The litigation is thus disposed of, i.e., we reach our determination solely and entirely from the language used in the deed itself; however, it is interesting to note that Mrs. Fletcher apparently felt that she was only possessed of a life estate in the property. In the first place, wishing to construct a bungalow upon a tract in the northwest corner of the property conveyed in the deed, Mrs. Fletcher, many years ago, purchased this particular tract from the children and grandchild of J. H. Fletcher, paying to them the sum of $300 for the property. Joe Yingst, caretaker at the First Methodist Church for the past seven years, testified that the church is located right east of the Fletcher “home place,” and he went to the Fletcher home once a week for five or six years before her death to wind a clock; that Mrs. Fletcher told him that the Methodist people wanted to buy a strip across her lot for a parking lot, but that “she couldn’t sell it.” Yingst was not acquainted with appellants, and apparently had no interest in the case. He also testified that she said, “she guessed the church was counting the days so they could buy the property from the heirs.”

Mrs. Sadie Croft, 83 years of age, testified that she had known Ella Fletcher from 1914 until the time of her death; that she and Mrs. Fletcher were close friends and visited back and forth. Mrs. Croft stated that Mrs. Fletcher told her of the efforts of the Methodist church to buy the property mentioned, and “she said she couldn’t sell it because it belonged to the Fletcher estate. * * * She said they kept wanting to buy it but she couldn’t sell it.” A few other instances appear in the record which indicate that Mrs.
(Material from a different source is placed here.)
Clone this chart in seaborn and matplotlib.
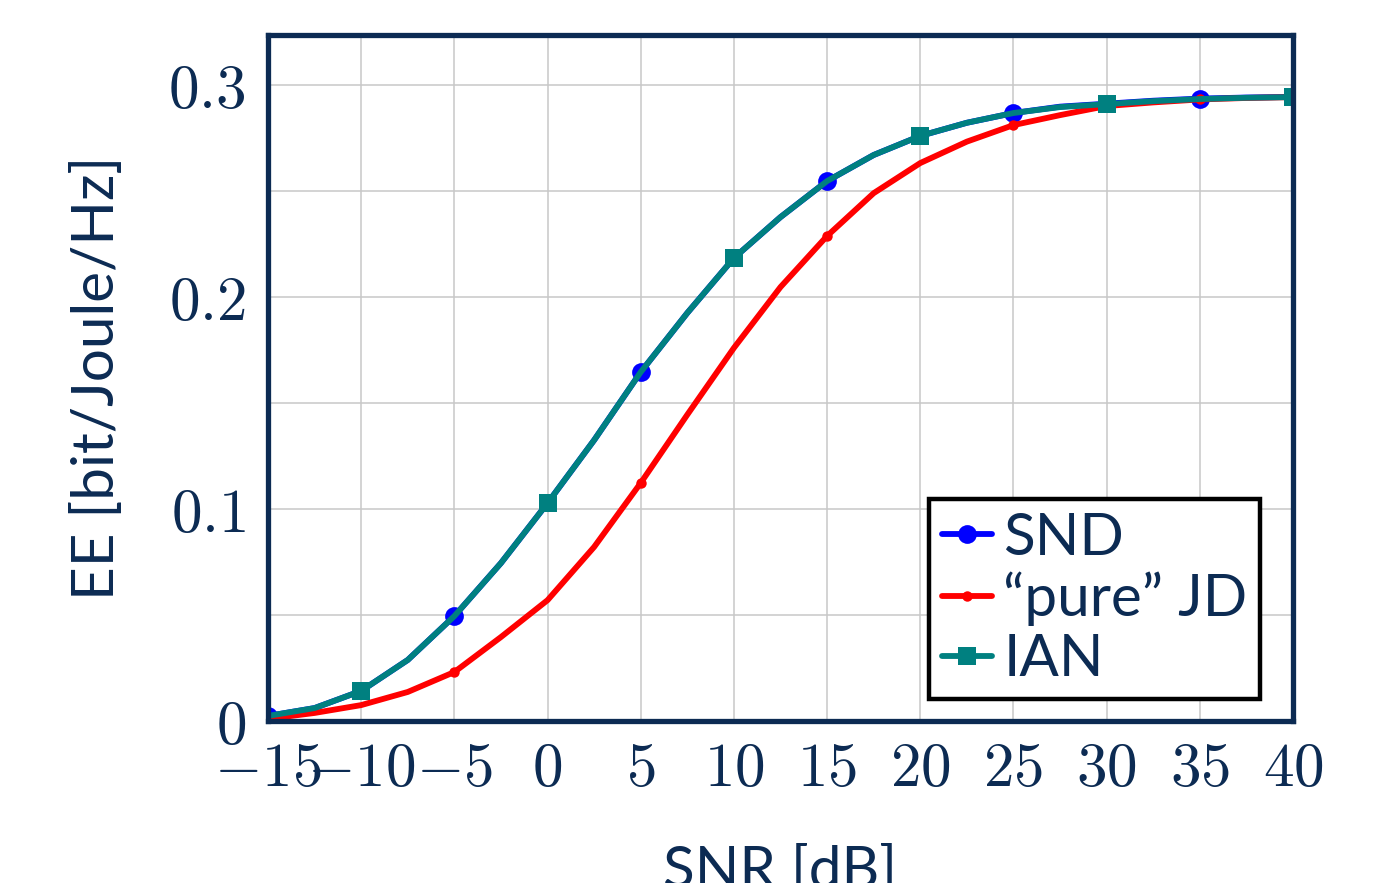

Fletcher considered she only held a life interest, but as heretofore stated, our conclusions are based solely upon the provisions in the deed, which we consider to be clear and unambiguous.

In accordance with the reasoning herein set forth, we are of the opinion that Mrs. Fletcher only held ab*227solute title to the tract,4 heretofore referred to, wherein she purchased, for $300.00, the interest of the daughters and granddaughter of J. H. Fletcher. Appellees have no valid claim to the balance of the property in litigation.

The decree is reversed, and the cause remanded to the Washington Chancery Court with directions to enter a decree not inconsistent with this opinion.